Juice tends to taste sharper and more directly fruity. Apple juice is crisp, orange juice has an acidic bite, grape juice is intensely sweet. These flavors come entirely from the fruit itself.

Nectar has a smoother, thicker mouthfeel because it retains sieved fruit pulp. Peach nectar, for example, feels almost velvety compared to a clear juice. The added sugar rounds off the tartness, giving nectars a more mellow, dessert-like quality. If you’ve ever compared a glass of fresh-squeezed orange juice to a carton of orange nectar, the nectar tastes sweeter and less acidic, even though both come from the same fruit. That softened flavor profile is exactly what the water and sugar are designed to achieve.
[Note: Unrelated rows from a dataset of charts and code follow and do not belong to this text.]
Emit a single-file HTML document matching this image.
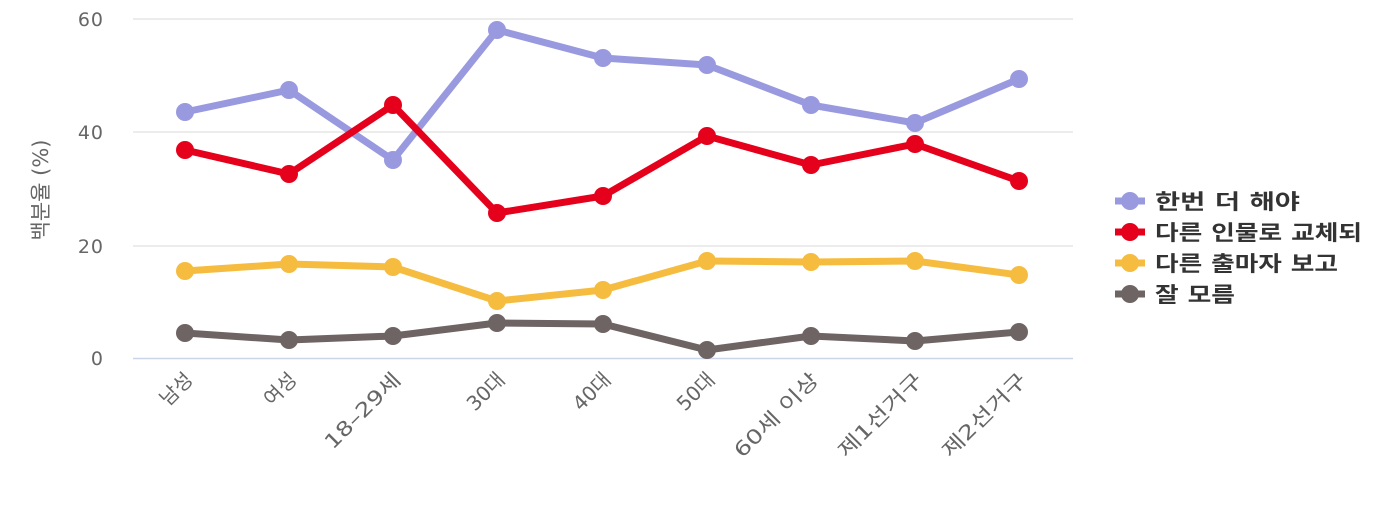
<!DOCTYPE html>
<html><head><meta charset="utf-8"><style>
body{margin:0;background:#fff;}
svg text{font-family:"DejaVu Sans","Noto Sans CJK KR",sans-serif;}
</style></head><body>
<svg width="1400" height="500" xmlns="http://www.w3.org/2000/svg">
<g stroke="#e6e6e6" stroke-width="1.5">
<line x1="133" y1="19" x2="1073" y2="19"/>
<line x1="133" y1="132" x2="1073" y2="132"/>
<line x1="133" y1="246" x2="1073" y2="246"/>
</g>
<line x1="133" y1="358.5" x2="1073" y2="358.5" stroke="#ccd6eb" stroke-width="1.5"/>
<g fill="#666" font-size="19" text-anchor="end" letter-spacing="1">
<text x="104" y="26">60</text>
<text x="104" y="139">40</text>
<text x="104" y="253">20</text>
<text x="104" y="365">0</text>
</g>
<text transform="translate(48,190) rotate(-90)" fill="#666" font-size="21" text-anchor="middle">백분율 (%)</text>
<g fill="#666" font-size="20" text-anchor="end">
<text transform="translate(194,381) rotate(-45)">남성</text>
<text transform="translate(298,381) rotate(-45)">여성</text>
<text transform="translate(402,381) rotate(-45)" textLength="98" lengthAdjust="spacingAndGlyphs">18–29세</text>
<text transform="translate(506,381) rotate(-45)">30대</text>
<text transform="translate(612,381) rotate(-45)">40대</text>
<text transform="translate(716,381) rotate(-45)">50대</text>
<text transform="translate(820,381) rotate(-45)" textLength="110" lengthAdjust="spacingAndGlyphs">60세 이상</text>
<text transform="translate(924,381) rotate(-45)" textLength="110" lengthAdjust="spacingAndGlyphs">제1선거구</text>
<text transform="translate(1028,381) rotate(-45)" textLength="110" lengthAdjust="spacingAndGlyphs">제2선거구</text>
</g>
<g fill="none" stroke-width="7" stroke-linejoin="round" stroke-linecap="round">
<polyline stroke="#9999e0" points="185,112 289,90 393,160 497,30 603,58 707,65 811,105 915,123 1019,79"/>
<polyline stroke="#e5001c" points="185,150 289,174 393,105 497,213 603,196 707,136 811,165 915,144 1019,181"/>
<polyline stroke="#f5bc40" points="185,271 289,264 393,267 497,301 603,290 707,261 811,262 915,261 1019,275"/>
<polyline stroke="#6d6463" points="185,333 289,340 393,336 497,323 603,324 707,350 811,336 915,341 1019,332"/>
</g>
<g fill="#9999e0"><circle cx="185" cy="112" r="9"/><circle cx="289" cy="90" r="9"/><circle cx="393" cy="160" r="9"/><circle cx="497" cy="30" r="9"/><circle cx="603" cy="58" r="9"/><circle cx="707" cy="65" r="9"/><circle cx="811" cy="105" r="9"/><circle cx="915" cy="123" r="9"/><circle cx="1019" cy="79" r="9"/></g>
<g fill="#e5001c"><circle cx="185" cy="150" r="9"/><circle cx="289" cy="174" r="9"/><circle cx="393" cy="105" r="9"/><circle cx="497" cy="213" r="9"/><circle cx="603" cy="196" r="9"/><circle cx="707" cy="136" r="9"/><circle cx="811" cy="165" r="9"/><circle cx="915" cy="144" r="9"/><circle cx="1019" cy="181" r="9"/></g>
<g fill="#f5bc40"><circle cx="185" cy="271" r="9"/><circle cx="289" cy="264" r="9"/><circle cx="393" cy="267" r="9"/><circle cx="497" cy="301" r="9"/><circle cx="603" cy="290" r="9"/><circle cx="707" cy="261" r="9"/><circle cx="811" cy="262" r="9"/><circle cx="915" cy="261" r="9"/><circle cx="1019" cy="275" r="9"/></g>
<g fill="#6d6463"><circle cx="185" cy="333" r="9"/><circle cx="289" cy="340" r="9"/><circle cx="393" cy="336" r="9"/><circle cx="497" cy="323" r="9"/><circle cx="603" cy="324" r="9"/><circle cx="707" cy="350" r="9"/><circle cx="811" cy="336" r="9"/><circle cx="915" cy="341" r="9"/><circle cx="1019" cy="332" r="9"/></g>
<g font-size="21" font-weight="bold" fill="#333">
<line x1="1115" y1="201" x2="1145" y2="201" stroke="#9999e0" stroke-width="7"/><circle cx="1130" cy="201" r="9" fill="#9999e0"/><text x="1155" y="209" textLength="145" lengthAdjust="spacingAndGlyphs">한번 더 해야</text>
<line x1="1115" y1="232" x2="1145" y2="232" stroke="#e5001c" stroke-width="7"/><circle cx="1130" cy="232" r="9" fill="#e5001c"/><text x="1155" y="240" textLength="207" lengthAdjust="spacingAndGlyphs">다른 인물로 교체되</text>
<line x1="1115" y1="263" x2="1145" y2="263" stroke="#f5bc40" stroke-width="7"/><circle cx="1130" cy="263" r="9" fill="#f5bc40"/><text x="1155" y="271" textLength="183" lengthAdjust="spacingAndGlyphs">다른 출마자 보고</text>
<line x1="1115" y1="294" x2="1145" y2="294" stroke="#6d6463" stroke-width="7"/><circle cx="1130" cy="294" r="9" fill="#6d6463"/><text x="1155" y="302" textLength="80" lengthAdjust="spacingAndGlyphs">잘 모름</text>
</g>
</svg>
</body></html>
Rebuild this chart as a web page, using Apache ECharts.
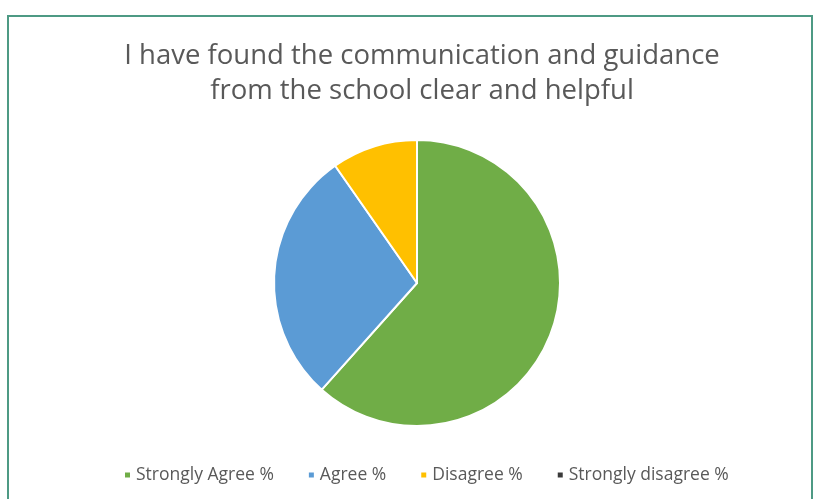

Which Fruits Become Nectar (and Why)

Not every fruit works well as a pure juice. Bananas, mangoes, peaches, apricots, guavas, and papayas have such dense, fibrous flesh that pressing them yields a thick purée rather than a pourable liquid. Turning that purée into something you can drink from a glass requires thinning it with water, and once you add water, you need sugar to restore the sweetness lost through dilution. That’s why these fruits almost always show up as nectars rather than juices.

Fruits with high water content, like oranges, grapes, apples, and grapefruits, release plenty of liquid when pressed. They work naturally as 100% juice without any additions. You can find pure juice versions of these fruits in nearly every grocery store, but you’ll rarely see a 100% banana juice or 100% mango juice, because the fruit itself doesn’t cooperate with that format.

What This Means for Your Shopping

If you want the most fruit per sip, choose 100% juice. You’re getting nothing but what came out of the fruit. If you enjoy the flavor and texture of tropical or stone fruits in a drinkable form, nectar is the only practical option for those varieties, but recognize that a significant portion of what you’re drinking is water and added sweetener. Checking the juice percentage on the label lets you compare brands and pick nectars with higher fruit content when it matters to you.